■ **Given records**:
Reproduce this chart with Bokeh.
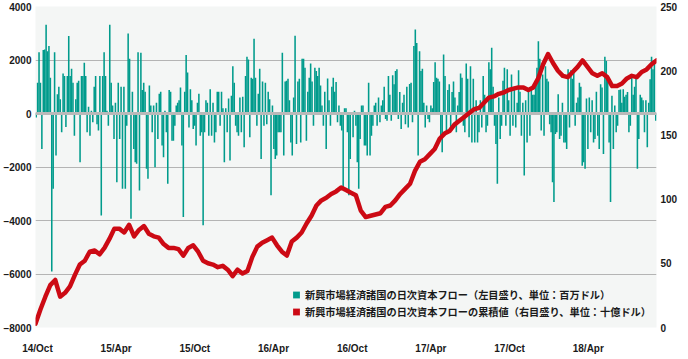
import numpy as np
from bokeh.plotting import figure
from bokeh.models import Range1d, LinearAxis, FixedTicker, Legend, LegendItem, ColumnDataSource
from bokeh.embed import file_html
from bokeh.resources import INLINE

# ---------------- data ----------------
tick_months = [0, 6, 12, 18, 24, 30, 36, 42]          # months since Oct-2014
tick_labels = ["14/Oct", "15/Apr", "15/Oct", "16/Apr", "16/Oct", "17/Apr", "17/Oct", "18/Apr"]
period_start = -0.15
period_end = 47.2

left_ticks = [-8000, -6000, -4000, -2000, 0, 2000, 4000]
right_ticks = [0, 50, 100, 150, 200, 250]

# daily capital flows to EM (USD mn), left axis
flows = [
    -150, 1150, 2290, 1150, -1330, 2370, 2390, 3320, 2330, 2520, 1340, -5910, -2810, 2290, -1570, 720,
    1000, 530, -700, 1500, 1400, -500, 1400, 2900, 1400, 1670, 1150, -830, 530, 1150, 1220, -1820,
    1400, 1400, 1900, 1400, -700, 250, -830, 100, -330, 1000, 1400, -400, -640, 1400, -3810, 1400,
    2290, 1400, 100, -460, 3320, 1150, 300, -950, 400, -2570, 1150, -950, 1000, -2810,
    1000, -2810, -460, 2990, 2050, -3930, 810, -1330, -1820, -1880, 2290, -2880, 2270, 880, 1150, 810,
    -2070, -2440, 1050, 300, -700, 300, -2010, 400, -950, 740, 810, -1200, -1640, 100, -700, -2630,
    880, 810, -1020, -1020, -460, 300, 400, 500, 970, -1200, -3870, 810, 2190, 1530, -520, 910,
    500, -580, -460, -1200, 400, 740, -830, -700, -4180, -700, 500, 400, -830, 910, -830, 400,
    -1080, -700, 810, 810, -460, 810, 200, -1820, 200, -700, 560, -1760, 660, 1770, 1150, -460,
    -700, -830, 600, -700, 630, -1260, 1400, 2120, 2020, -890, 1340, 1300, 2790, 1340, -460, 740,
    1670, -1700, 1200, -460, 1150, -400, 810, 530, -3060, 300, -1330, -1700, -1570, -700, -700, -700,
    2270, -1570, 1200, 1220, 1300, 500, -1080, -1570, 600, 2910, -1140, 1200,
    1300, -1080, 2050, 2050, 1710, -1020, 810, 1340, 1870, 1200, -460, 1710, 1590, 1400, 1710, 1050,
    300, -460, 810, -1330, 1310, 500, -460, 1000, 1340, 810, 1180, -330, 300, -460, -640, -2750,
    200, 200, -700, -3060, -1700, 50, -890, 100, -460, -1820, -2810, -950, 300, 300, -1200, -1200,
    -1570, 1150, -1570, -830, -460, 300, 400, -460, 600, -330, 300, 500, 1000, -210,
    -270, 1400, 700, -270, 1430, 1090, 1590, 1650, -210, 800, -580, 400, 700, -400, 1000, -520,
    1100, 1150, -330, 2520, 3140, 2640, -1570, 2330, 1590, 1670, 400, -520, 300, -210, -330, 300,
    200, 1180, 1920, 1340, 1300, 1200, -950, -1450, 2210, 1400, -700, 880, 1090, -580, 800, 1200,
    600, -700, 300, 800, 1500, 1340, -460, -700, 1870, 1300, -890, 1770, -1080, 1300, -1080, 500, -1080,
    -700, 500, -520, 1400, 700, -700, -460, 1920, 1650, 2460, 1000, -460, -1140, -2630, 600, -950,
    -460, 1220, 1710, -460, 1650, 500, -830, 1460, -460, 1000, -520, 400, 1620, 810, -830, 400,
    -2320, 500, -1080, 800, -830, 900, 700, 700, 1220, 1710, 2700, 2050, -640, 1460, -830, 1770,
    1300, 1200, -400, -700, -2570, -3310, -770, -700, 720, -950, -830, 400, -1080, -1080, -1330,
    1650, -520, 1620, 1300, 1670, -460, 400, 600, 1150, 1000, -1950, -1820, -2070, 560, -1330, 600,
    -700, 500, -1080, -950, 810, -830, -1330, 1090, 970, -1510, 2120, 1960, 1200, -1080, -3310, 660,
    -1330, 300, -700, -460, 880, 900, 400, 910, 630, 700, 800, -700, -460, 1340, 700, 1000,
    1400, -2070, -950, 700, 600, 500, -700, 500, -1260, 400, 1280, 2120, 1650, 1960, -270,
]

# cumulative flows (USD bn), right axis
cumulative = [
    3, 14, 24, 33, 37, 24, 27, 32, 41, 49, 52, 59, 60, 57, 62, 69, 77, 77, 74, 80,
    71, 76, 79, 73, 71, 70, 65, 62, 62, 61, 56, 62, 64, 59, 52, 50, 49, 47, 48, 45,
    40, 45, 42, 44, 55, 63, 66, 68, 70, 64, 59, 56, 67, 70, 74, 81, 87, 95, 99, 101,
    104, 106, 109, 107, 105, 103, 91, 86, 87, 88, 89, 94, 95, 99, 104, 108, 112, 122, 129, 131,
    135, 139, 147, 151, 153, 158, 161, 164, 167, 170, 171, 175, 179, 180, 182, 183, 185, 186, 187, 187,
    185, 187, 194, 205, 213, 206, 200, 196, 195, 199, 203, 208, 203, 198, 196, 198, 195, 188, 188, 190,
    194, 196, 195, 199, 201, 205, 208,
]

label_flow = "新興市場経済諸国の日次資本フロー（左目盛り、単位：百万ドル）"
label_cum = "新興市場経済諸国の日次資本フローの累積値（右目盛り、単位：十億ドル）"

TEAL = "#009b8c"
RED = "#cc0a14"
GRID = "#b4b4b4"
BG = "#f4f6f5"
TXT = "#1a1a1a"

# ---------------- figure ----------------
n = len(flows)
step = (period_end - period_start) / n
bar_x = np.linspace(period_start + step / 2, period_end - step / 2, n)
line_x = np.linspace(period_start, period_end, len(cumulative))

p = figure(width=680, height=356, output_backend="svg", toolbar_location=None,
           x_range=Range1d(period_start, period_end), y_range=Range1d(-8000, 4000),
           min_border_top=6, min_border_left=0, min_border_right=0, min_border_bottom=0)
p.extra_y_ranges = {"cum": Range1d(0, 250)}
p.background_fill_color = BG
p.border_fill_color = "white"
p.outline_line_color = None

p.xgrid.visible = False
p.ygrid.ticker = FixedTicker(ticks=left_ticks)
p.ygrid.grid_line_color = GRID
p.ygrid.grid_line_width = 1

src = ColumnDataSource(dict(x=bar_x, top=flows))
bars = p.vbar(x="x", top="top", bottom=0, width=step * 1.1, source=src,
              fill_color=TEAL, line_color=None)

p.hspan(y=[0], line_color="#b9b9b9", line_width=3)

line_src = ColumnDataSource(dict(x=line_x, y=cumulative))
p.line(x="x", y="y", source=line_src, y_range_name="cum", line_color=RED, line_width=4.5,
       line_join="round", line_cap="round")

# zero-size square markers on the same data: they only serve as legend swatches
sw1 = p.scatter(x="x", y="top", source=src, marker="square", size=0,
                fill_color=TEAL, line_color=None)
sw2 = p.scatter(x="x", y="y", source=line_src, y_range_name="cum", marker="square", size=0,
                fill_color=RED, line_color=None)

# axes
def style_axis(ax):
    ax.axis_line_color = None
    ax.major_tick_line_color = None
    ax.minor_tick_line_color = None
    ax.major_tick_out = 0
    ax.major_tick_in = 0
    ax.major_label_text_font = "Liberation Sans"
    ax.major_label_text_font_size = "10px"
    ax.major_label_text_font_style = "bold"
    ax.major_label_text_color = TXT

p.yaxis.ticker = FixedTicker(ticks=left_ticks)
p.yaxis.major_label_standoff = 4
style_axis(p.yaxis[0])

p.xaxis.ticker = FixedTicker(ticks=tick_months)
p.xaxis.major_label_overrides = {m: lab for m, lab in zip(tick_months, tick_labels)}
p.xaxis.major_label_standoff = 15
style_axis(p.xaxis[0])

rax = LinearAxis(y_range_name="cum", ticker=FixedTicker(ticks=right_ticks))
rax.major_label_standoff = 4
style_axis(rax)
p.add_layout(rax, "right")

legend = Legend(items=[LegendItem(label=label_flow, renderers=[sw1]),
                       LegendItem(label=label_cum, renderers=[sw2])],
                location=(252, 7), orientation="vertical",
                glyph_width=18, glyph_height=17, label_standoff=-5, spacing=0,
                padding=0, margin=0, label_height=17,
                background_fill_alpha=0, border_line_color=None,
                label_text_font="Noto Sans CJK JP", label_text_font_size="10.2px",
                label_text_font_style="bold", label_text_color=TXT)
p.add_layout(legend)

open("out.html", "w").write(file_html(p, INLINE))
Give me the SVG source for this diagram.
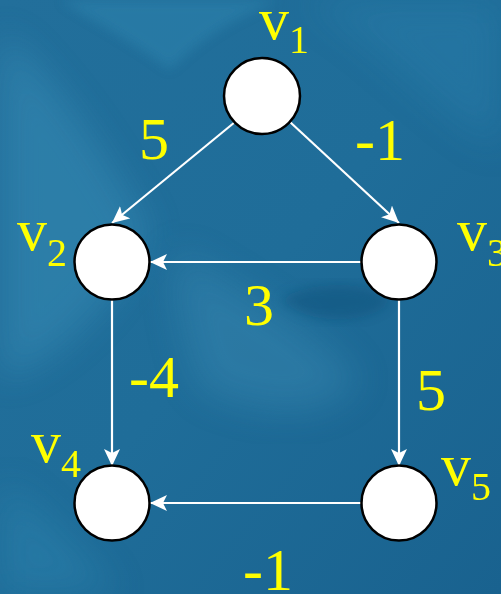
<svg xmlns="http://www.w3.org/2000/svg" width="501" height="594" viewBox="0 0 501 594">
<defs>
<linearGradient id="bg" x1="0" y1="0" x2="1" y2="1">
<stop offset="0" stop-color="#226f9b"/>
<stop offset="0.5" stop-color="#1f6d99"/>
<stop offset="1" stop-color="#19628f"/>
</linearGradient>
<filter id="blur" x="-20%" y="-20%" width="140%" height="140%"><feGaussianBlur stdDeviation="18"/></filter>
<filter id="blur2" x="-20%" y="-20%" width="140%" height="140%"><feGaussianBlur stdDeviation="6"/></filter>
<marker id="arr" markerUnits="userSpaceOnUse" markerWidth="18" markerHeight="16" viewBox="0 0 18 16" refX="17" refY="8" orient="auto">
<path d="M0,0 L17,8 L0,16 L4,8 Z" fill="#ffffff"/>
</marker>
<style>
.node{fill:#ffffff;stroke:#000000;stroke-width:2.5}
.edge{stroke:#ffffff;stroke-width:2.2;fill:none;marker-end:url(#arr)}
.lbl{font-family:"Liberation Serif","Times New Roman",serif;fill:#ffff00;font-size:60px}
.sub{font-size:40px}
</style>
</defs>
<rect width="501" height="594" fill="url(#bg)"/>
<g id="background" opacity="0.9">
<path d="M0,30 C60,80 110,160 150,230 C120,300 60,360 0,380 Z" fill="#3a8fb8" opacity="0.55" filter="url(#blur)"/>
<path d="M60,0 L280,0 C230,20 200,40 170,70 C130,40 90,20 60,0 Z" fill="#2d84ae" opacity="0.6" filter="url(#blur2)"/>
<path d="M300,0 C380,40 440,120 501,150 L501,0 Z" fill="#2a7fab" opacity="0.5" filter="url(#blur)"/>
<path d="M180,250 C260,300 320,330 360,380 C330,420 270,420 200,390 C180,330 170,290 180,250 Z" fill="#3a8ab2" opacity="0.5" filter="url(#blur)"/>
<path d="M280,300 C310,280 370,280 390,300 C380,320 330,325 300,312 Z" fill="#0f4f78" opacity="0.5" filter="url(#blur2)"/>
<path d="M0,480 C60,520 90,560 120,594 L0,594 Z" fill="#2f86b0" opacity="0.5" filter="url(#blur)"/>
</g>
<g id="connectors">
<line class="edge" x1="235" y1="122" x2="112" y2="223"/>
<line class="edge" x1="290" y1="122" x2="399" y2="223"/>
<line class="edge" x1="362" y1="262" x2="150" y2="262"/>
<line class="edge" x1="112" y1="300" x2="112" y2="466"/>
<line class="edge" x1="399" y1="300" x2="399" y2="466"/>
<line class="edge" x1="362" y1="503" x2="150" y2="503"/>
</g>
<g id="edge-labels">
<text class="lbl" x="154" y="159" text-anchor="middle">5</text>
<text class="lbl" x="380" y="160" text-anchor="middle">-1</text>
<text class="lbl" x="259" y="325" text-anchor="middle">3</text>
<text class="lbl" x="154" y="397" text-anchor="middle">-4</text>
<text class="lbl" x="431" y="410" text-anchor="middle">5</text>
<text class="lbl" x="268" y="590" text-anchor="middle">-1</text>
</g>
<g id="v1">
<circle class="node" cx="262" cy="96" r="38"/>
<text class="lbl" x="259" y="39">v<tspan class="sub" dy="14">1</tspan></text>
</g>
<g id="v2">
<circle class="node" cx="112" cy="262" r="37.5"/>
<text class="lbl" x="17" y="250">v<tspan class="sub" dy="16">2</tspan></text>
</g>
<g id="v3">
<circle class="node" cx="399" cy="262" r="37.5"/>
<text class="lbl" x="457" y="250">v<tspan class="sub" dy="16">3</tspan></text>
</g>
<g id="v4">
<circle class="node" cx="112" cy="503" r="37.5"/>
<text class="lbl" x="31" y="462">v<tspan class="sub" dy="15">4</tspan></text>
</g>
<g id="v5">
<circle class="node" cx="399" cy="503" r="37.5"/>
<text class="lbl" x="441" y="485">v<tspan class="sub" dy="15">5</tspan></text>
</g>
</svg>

■ **Challenge**: Repeat the records above exactly, from the first line through the line that contains "from bokeh.resources import INLINE", and leave out the pictures.

■ **Reply**:
Reproduce this chart with Bokeh.
import numpy as np
from bokeh.plotting import figure
from bokeh.models import Range1d, LinearAxis, FixedTicker, Legend, LegendItem, ColumnDataSource
from bokeh.embed import file_html
from bokeh.resources import INLINE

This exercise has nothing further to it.